The huffy intransigence of the coalition in the face of the Scottish Parliament's attempts to improve the Scotland Bill – with a cleverly-chosen package of suggestions backed not only by the SNP but variously by all three Holyrood opposition parties – shows how little they've grasped about the reasons for the rise of the nationalists. This stubborn resistance already looks like costing them the Scotland Bill (which in its current form is a sneaky attempt to weaken the Scottish Government by quietly reducing its funding while shifting the blame to Holyrood). If they continue with the see-no-evil-hear-no-evil approach, it may cost them Scotland itself.

2 to “Cause and effect”

  1. ButeHouse says:

    There's a lot more in the way of Intelligence required to do well in Scottish Politics these days and I'm afraid comments like Mr Mundell's do not ogre well for the future of him or his Party.
    Within months of the SNP minority Government taking shape I was calling it Intelligent Government and that has been the key feature all the way through till now. It's pointless attacking them on the legitimacy of what they propose for example because they check everything with the Civil servants and Government Lawyers.
    Being very clever himself Salmond is more than happy to surround himself with other clever people as Ministers and Advisors who all have Scotland's welfare at heart. Thus they are doing more in any 12 month period than any other administration did in its entirity.
    Independence is the goal and few would argue that Salmond will miss hisscoring opportunity when the time comes. VOTE YES.

    Reply
  2. Morag says:

    Scottish voters know full well that there's next to no point in electing SNP MPs to Westminster. Even if every single Scottish seat went to the nationalists, they would have almost no chance of achieving or influencing anything.

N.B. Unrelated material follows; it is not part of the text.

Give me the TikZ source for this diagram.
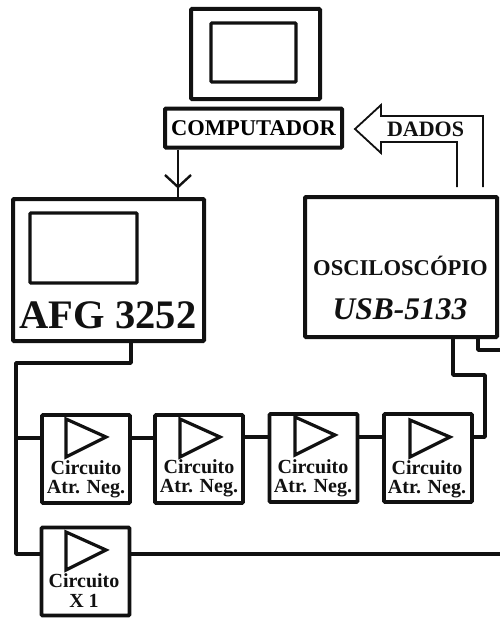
\documentclass[tikz,border=0pt]{standalone}
\usepackage{fontspec}
\setmainfont{Liberation Serif}
\usetikzlibrary{positioning}
\definecolor{DiagInk}{HTML}{111111}

\begin{document}
\begin{tikzpicture}[x=1pt,y=-1pt,
  frame/.style={draw=DiagInk, line width=4pt, rounded corners=1pt, fill=white, inner sep=0pt},
  amp/.style={frame, line width=3.6pt, minimum width=88pt, minimum height=88pt},
  wire/.style={draw=DiagInk, line width=3.6pt, line join=round},
  thinwire/.style={draw=DiagInk, line width=1.8pt},
  tri/.style={draw=DiagInk, line width=3.2pt, line join=miter},
  amptext/.style={font=\bfseries\fontsize{20}{22}\selectfont, text=DiagInk, align=center, inner sep=0pt}]
  \useasboundingbox (0,0) rectangle (500,618);
  % monitor
  \node[frame, anchor=north west, minimum width=129pt, minimum height=90pt] (monitor) at (189,7) {};
  \node[frame, line width=3.4pt, minimum width=85pt, minimum height=59pt] (tela) at (253.5,52.5) {};
  \node[frame, minimum width=177pt, minimum height=39pt, font=\bfseries\fontsize{22.5}{24}\selectfont] (comp) at (253.5,128) {COMPUTADOR};
  % gerador
  \node[frame, minimum width=191pt, minimum height=142pt] (afg) at (108.5,270) {};
  \node[frame, line width=3.4pt, minimum width=107pt, minimum height=70pt] (afgtela) at (83.5,248) {};
  \node[font=\bfseries\fontsize{40.5}{42}\selectfont, text=DiagInk] (afgtxt) at (108,315) {AFG 3252};
  % osciloscopio
  \node[frame, minimum width=192pt, minimum height=140pt] (osc) at (401,267) {};
  \node[font=\bfseries\fontsize{22.6}{25}\selectfont, text=DiagInk] (osctxt) at (400.5,266) {OSCILOSCÓPIO};
  \node[font=\bfseries\itshape\fontsize{31.5}{33}\selectfont, text=DiagInk] (usbtxt) at (400,309) {USB-5133};
  % circuitos
  \node[amp] (c1) at (86,459) {};
  \node[amp] (c2) at (199,459) {};
  \node[amp] (c3) at (313.5,458) {};
  \node[amp] (c4) at (428,458) {};
  \node[amp] (cx) at (85.5,571.5) {};
  \foreach \n/\tx/\ty in {c1/86/468, c2/199/467, c3/313/467, c4/427/468, cx/84/581}
    \node[amptext] (\n txt) at (\tx,\ty) {Circuito};
  \foreach \n/\tx/\ty/\lb in {c1/86/489/Atr. Neg., c2/199/488/Atr. Neg., c3/313/488/Atr. Neg., c4/427/489/Atr. Neg., cx/84/601/X 1}
    \node[amptext] (\n lb) at (\tx,\ty) {\lb};
  \draw[tri] (66,419) -- (66,457) -- (106,437) -- cycle;
  \draw[tri] (180,419) -- (180,457) -- (220,437) -- cycle;
  \draw[tri] (295,417) -- (295,455) -- (335,435) -- cycle;
  \draw[tri] (410,420) -- (410,457) -- (450,437) -- cycle;
  \draw[tri] (66,532) -- (66,570) -- (106,550) -- cycle;
  % ligacoes
  \coordinate (saida) at (500,554);
  \coordinate (saida2) at (500,350);
  \draw[wire] (131,341) -- (131,363) -- (16,363) -- (16,554) -- (cx.west |- 0,554);
  \draw[wire] (16,438) -- (c1.west |- 0,438);
  \draw[wire] (c1.east |- 0,438) -- (c2.west |- 0,438);
  \draw[wire] (c2.east |- 0,437) -- (c3.west |- 0,437);
  \draw[wire] (c3.east |- 0,437) -- (c4.west |- 0,437);
  \draw[wire] (c4.east |- 0,437) -- (485,437) -- (485,375) -- (453,375) -- (453,338);
  \draw[wire] (478,338) -- (478,350) -- (saida2);
  \draw[wire] (cx.east |- 0,554) -- (saida);
  \draw[thinwire, line width=2pt] (comp.south -| 178,0) -- (178,198);
  \draw[thinwire, line width=2.4pt] (165,175) -- (178,187) -- (191,175);
  % seta dados
  \draw[thinwire, line join=miter] (457,187) -- (457,142) -- (381,142) -- (381,153) -- (355,129) -- (381,105) -- (381,116) -- (483,116) -- (483,187);
  \node[font=\bfseries\fontsize{22}{24}\selectfont, text=DiagInk] (dados) at (425.5,129) {DADOS};
\end{tikzpicture}
\end{document}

    You seriously believe this?  The effect of a thumping block of SNP MPs at Westminster would not be in their voting clout, but in the message their presence would send to both the unionist parties and the people of the rest of the UK.
    At its most extreme, a substantial SNP majority could do exactly what the SNP intended to do with such a mandate pre-devolution, and that is walk out of Westminster and start negotiating.  While the modern, referendum-committed SNP is unlikely to do this, 40+ SNP members in Westminster would be a voice for Scotland that would really be heard.  If they were treated to the demeaning schoolboy tricks regularly meted out to the present six, and denied major representation on relevant committees, there would be hell to pay.  That sort of representation would be a game-changer way beyond the simple arithmetic.
    I'd like nothing better right now than for the coalition to fall smack on its arse and for a UK general election to be called.  If the Scots handed the SNP a significant Westminster majority to match their holyrood majority, it would be game over for the union.